All processes are competing for the system resources, as you can see in the output of top, their priorities set up by the Operating System based on a bunch of algorithms and certain hardware constrains. But you can be nice and start a process with low priority, if you are not in a hurry to get the output. That can be done with a command like the following:

nice command

where command means exactly that, the command you want to execute.

As explained in my previous post, in a Linux computer many processes can run at the same time. I wrote how to use the nice command to start a process with priority lower than usual. This simple means that the Operating System will consider that process as something that can wait for execution, in case several processes are competing for resources (memory, CPU, hard disk writing/reading, etc).

But suppose you have started a process (a command) and you want to make it run with lower priority than the current one. How do you do that? Well, first of all, why would you want to do that? One reasons could be because you want another process to finish fast, so you need to put other processes in low priority.
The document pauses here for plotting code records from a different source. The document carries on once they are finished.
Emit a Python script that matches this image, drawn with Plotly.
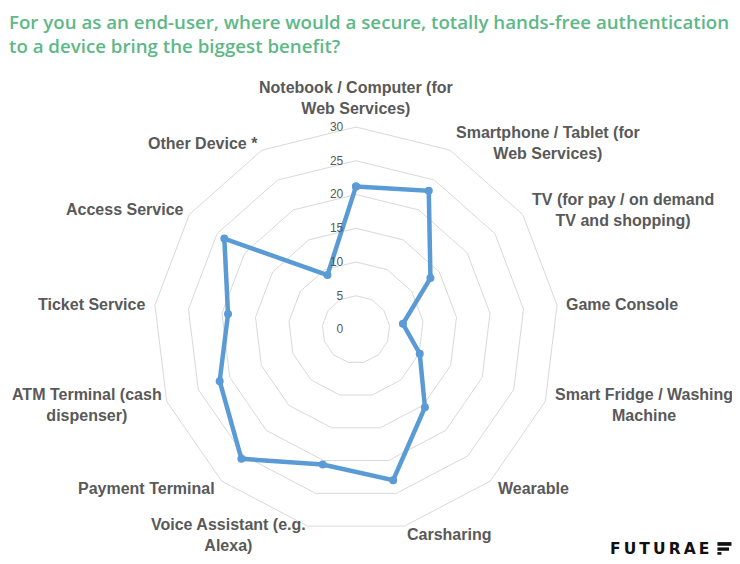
import plotly.graph_objects as go

categories = [
    "Notebook / Computer (for<br>Web Services)",
    "Smartphone / Tablet (for<br>Web Services)",
    "TV (for pay / on demand<br>TV and shopping)",
    "Game Console",
    "Smart Fridge / Washing<br>Machine",
    "Wearable",
    "Carsharing",
    "Voice Assistant (e.g.<br>Alexa)",
    "Payment Terminal",
    "ATM Terminal (cash<br>dispenser)",
    "Ticket Service",
    "Access Service",
    "Other Device *",
]
values = [21.2, 23.2, 13.4, 7.0, 10.1, 15.4, 23.0, 20.6, 25.6, 21.6, 19.1, 23.7, 9.1]
radial_ticks = [0, 5, 10, 15, 20, 25, 30]

# label block centres (window pixels) for the category labels
label_pos = [
    (356, 98), (548, 143), (622, 210), (621, 304), (643, 405), (533, 488), (449, 534),
    (229, 535), (147, 488), (88, 405), (92, 304), (125, 209), (203, 143),
]

title_text = ("For you as an end-user, where would a secure, totally hands-free authentication"
              "<br>to a device bring the biggest benefit?")

OFF = 8  # page body margin
W, H = 740 - OFF, 564 - OFF
ML, MR, MT, MB = 145.4, 181.4, 118.7, 32.1
PW, PH = W - ML - MR, H - MT - MB


def px(x):
    return (x - OFF - ML) / PW


def py(y):
    return (H - MB - (y - OFF)) / PH


fig = go.Figure()
fig.add_trace(go.Scatterpolar(
    r=values + values[:1],
    theta=categories + categories[:1],
    mode="lines+markers",
    line=dict(color="#5B9BD5", width=4.5),
    marker=dict(color="#5B9BD5", size=8),
    showlegend=False,
    hoverinfo="r+theta",
))

annotations = [
    dict(text=title_text, xref="paper", yref="paper", x=px(8), y=py(7),
         xanchor="left", yanchor="top", showarrow=False, align="left",
         font=dict(family="Open Sans", size=18.7, color="#5DB887", weight=600)),
    dict(text="F\u2009U\u2009T\u2009U\u2009R\u2009A\u2009E", xref="paper", yref="paper",
         x=px(710), y=py(548.5),
         xanchor="right", yanchor="middle", showarrow=False,
         font=dict(family="DejaVu Sans", size=15.5, color="#111111", weight="bold")),
]
for cat, (lx, ly) in zip(categories, label_pos):
    annotations.append(dict(
        text=cat, xref="paper", yref="paper", x=px(lx), y=py(ly),
        xanchor="center", yanchor="middle", showarrow=False, align="center",
        font=dict(family="Liberation Sans, Arial", size=16, color="#595959", weight="bold"),
    ))

shapes = []
for (x0, y0, x1, y1) in [(716.7, 542, 730.7, 545.7), (716.7, 547.3, 728.3, 550.7), (716.7, 552, 720.7, 554.7)]:
    shapes.append(dict(type="rect", xref="paper", yref="paper",
                       x0=px(x0), x1=px(x1), y0=py(y1), y1=py(y0),
                       fillcolor="#111111", line=dict(width=0)))

fig.update_layout(
    width=W, height=H,
    margin=dict(l=ML, r=MR, t=MT, b=MB),
    paper_bgcolor="white",
    plot_bgcolor="white",
    polar=dict(
        bgcolor="white",
        gridshape="linear",
        radialaxis=dict(
            range=[0, 30], tickvals=radial_ticks, showline=False,
            gridcolor="#D9D9D9", gridwidth=1,
            ticks="outside", ticklen=8, tickcolor="rgba(0,0,0,0)",
            side="counterclockwise",
            tickfont=dict(family="Liberation Sans, Arial", size=12, color="#595959"),
            angle=90, tickangle=90,
        ),
        angularaxis=dict(
            direction="clockwise", rotation=90,
            showgrid=False, showline=True, linecolor="#D9D9D9", linewidth=1,
            ticks="", showticklabels=False,
        ),
    ),
    annotations=annotations,
    shapes=shapes,
)

fig.write_html("out.html")
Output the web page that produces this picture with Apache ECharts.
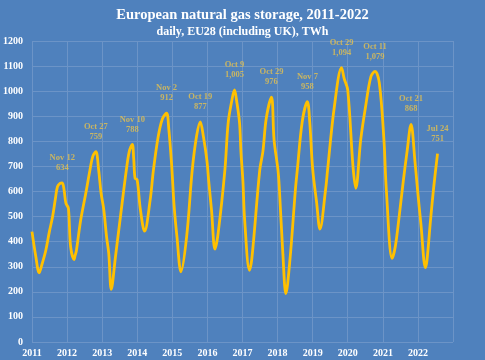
<!DOCTYPE html>
<html><head><meta charset="utf-8">
<script src="https://cdn.jsdelivr.net/npm/echarts@6/dist/echarts.min.js"></script>
<style>html,body{margin:0;padding:0;background:#4F81BD}#c{width:485px;height:360px}</style>
</head><body><div id="c"></div>
<script>
const dates = [
'2011-01-01','2011-02-10','2011-03-17','2011-04-15','2011-05-25','2011-07-01','2011-08-03','2011-09-01','2011-09-23','2011-10-20','2011-11-12','2011-12-01','2011-12-20',
'2012-01-15','2012-02-07','2012-03-14','2012-03-25','2012-04-07','2012-05-22','2012-07-14','2012-08-26','2012-09-25','2012-10-27','2012-11-25','2012-12-20',
'2013-01-18','2013-02-15','2013-03-10','2013-04-05','2013-05-19','2013-07-27','2013-09-09','2013-10-10','2013-11-10','2013-11-25','2013-12-09','2013-12-31',
'2014-02-03','2014-03-18','2014-05-15','2014-06-18','2014-08-07','2014-09-20','2014-11-02','2014-11-25','2014-12-24',
'2015-01-20','2015-02-18','2015-04-01','2015-05-30','2015-07-27','2015-09-10','2015-10-19','2015-11-20','2015-12-28',
'2016-01-15','2016-02-13','2016-03-20','2016-04-22','2016-07-01','2016-08-04','2016-09-10','2016-10-09','2016-11-01','2016-12-01','2016-12-15',
'2017-01-05','2017-01-23','2017-03-14','2017-04-08','2017-06-29','2017-08-01','2017-09-05','2017-10-29','2017-11-25',
'2018-01-05','2018-01-20','2018-02-25','2018-03-28','2018-05-10','2018-07-05','2018-07-25','2018-09-15','2018-11-07','2018-12-01',
'2019-01-01','2019-02-10','2019-03-18','2019-05-15','2019-06-05','2019-08-15','2019-10-29','2019-11-25',
'2020-01-01','2020-02-25','2020-03-25','2020-05-15','2020-07-05','2020-08-30','2020-10-11','2020-11-25',
'2021-01-12','2021-02-06','2021-04-07','2021-05-10','2021-06-15','2021-08-01','2021-09-10','2021-10-21','2021-12-01','2021-12-28',
'2022-02-01','2022-03-20','2022-04-05','2022-05-12','2022-06-15','2022-07-24'
];
const storage = [
440,340,276,310,366,440,499,570,619,632,634,606,553,
533,380,329,345,364,486,593,685,740,759,685,594,
526,420,353,210,340,553,685,760,788,730,653,646,
526,442,566,685,819,890,912,850,710,
540,420,280,420,685,820,877,820,720,
640,526,370,434,685,873,960,1005,960,873,760,
640,486,286,333,685,760,892,976,806,
685,606,350,193,330,606,685,880,958,880,
690,560,450,606,685,939,1094,1050,
1005,699,613,806,939,1059,1079,1032,
806,606,333,380,486,640,760,868,720,606,
470,297,326,486,620,751
];
const peakDates = ['2011-11-12','2012-10-27','2013-11-10','2014-11-02','2015-10-19','2016-10-09','2017-10-29','2018-11-07','2019-10-29','2020-10-11','2021-10-21','2022-07-24'];
const peakNames = ['Nov 12','Oct 27','Nov 10','Nov 2','Oct 19','Oct 9','Oct 29','Nov 7','Oct 29','Oct 11','Oct 21','Jul 24'];
const peakValues = [634,759,788,912,877,1005,976,958,1094,1079,868,751];
const yTicks = [0,100,200,300,400,500,600,700,800,900,1000,1100,1200];

const serif = "'Liberation Serif','DejaVu Serif',serif";
const chart = echarts.init(document.getElementById('c'));
chart.setOption({
  backgroundColor:'#4F81BD',
  animation:false,
  title:{
    text:'European natural gas storage, 2011-2022',
    subtext:'daily, EU28 (including UK), TWh',
    left:'center', top:3, itemGap:3,
    textStyle:{color:'#FFFFFF',fontFamily:serif,fontWeight:'bold',fontSize:14.5},
    subtextStyle:{color:'#FFFFFF',fontFamily:serif,fontWeight:'bold',fontSize:12}
  },
  grid:{left:31,right:32,top:41,bottom:18,containLabel:false},
  xAxis:{
    type:'time', min:'2011-01-01', max:'2023-01-01',
    minInterval:365*86400000, maxInterval:366*86400000,
    axisLine:{show:false}, axisTick:{show:false},
    axisLabel:{color:'#FFFFFF',fontFamily:serif,fontWeight:'bold',fontSize:10,margin:6,
      formatter:'{yyyy}', showMaxLabel:false, hideOverlap:false},
    splitLine:{show:true,lineStyle:{color:'#6C94C7',width:1}}
  },
  yAxis:{
    type:'value', min:yTicks[0], max:yTicks[yTicks.length-1], interval:100,
    axisLine:{show:false}, axisTick:{show:false},
    axisLabel:{color:'#FFFFFF',fontFamily:serif,fontWeight:'bold',fontSize:10,margin:9,
      formatter:v=>String(v)},
    splitLine:{show:true,lineStyle:{color:'#6C94C7',width:1}}
  },
  series:[
    {type:'line', data:dates.map((d,i)=>[d,storage[i]]), showSymbol:false, smooth:0.35,
     lineStyle:{color:'#FFC000',width:2.8}, z:3},
    {type:'scatter', data:peakDates.map((d,i)=>({value:[d,peakValues[i]],name:peakNames[i]})),
     symbolSize:0, z:4,
     label:{show:true, position:'top', distance:10, color:'#E6C24E', fontFamily:serif, fontWeight:'bold',
       fontSize:8.5, lineHeight:10,
       formatter:p=>p.name+'\n'+p.value[1].toLocaleString('en-US')}}
  ]
});
</script></body></html>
Well, one possible way to do it is by using the top command. Start it as follows, so you see only your processes:

top -u your-use-name

Look for the name of the process you want to slow down in the last column, then type r; the computer will ask you for the PID of the process, which is the first column in the output; type it. Then the computer will ask for the priority you want to give to that process. Here you have to give a positive integer. The bigger the integer the slower the process will run.

Another way of making a process slow down is with a command as this:

renice integer process-number

Here integer is again the priority. To get the process number use ps x as explained in the previous post.

What about making processes run faster? You would think that is natural, and giving a negative integer to top or renice will do that. Unfortunately only the superuser (root account) can do that.